Na ocasião, o relator frisou que negligência, imprudência, imperícia ou simples leitura dos textos legais, que leve a uma interpretação rechaçada pelas autoridades fiscais, não são critérios válidos para estender a responsabilidade tributária aos administradores das pessoas jurídicas.
Para a aplicação do artigo 135, III, do CTN, cabe à autoridade fiscal indicar precisamente o nexo de causalidade entre condutas supostamente praticadas pelas pessoas físicas – além da supressão ou redução indevida de tributos feita de forma intencional.
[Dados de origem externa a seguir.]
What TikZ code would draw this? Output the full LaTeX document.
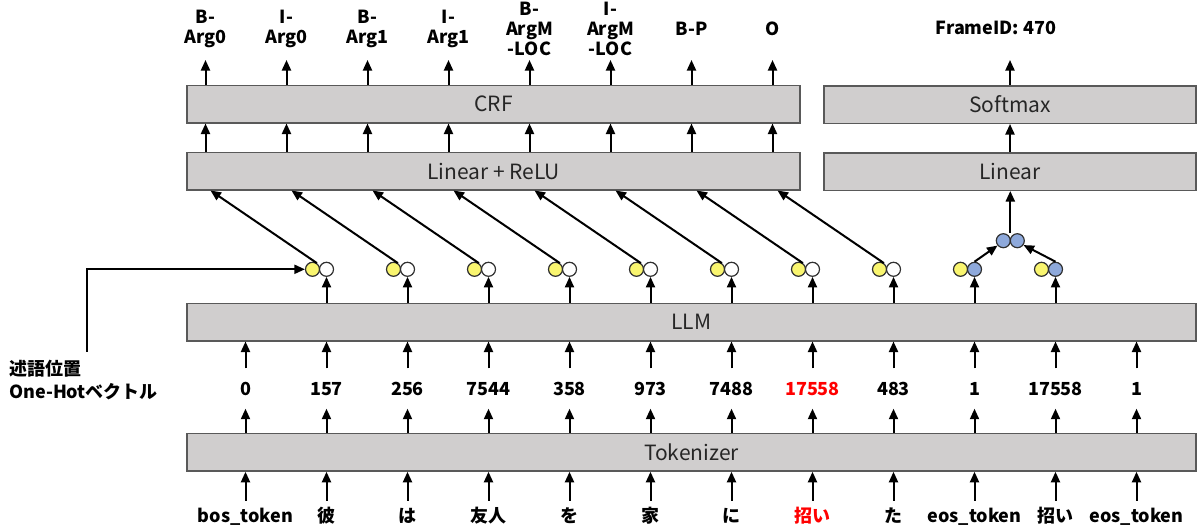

Diante desse cenário, é possível perceber que o confronto entre contribuinte e fisco está muito ligado a questões de fato, que demandam uma análise criteriosa e fundamentada de cada caso.
A responsabilização de diretores, gerentes e representantes é a exceção à regra geral. Por isso, só pode existir quando a atuação com excesso de poderes ou infração à lei forem suficientemente e especificamente comprovadas.
O Machado Meyer está à disposição para auxiliar a compreender todas as especificidades relacionadas ao tema e a interpretação da legislação tributária.
[1] Art. 135. São pessoalmente responsáveis pelos créditos correspondentes a obrigações tributárias resultantes de atos praticados com excesso de poderes ou infração de lei, contrato social ou estatutos:
I - as pessoas referidas no artigo anterior;
II - os mandatários, prepostos e empregados;
III - os diretores, gerentes ou representantes de pessoas jurídicas de direito privado.
[2] “Não basta a pessoa integrar o quadro societário, deve restar demonstrado que possui poderes de gestão, seja mediante atos de constituição da sociedade empresária (contratos sociais, estatutos, por exemplo), ou, quando se tratar de sócio de fato, em provas demonstrando a efetiva atuação em nome da empresa”.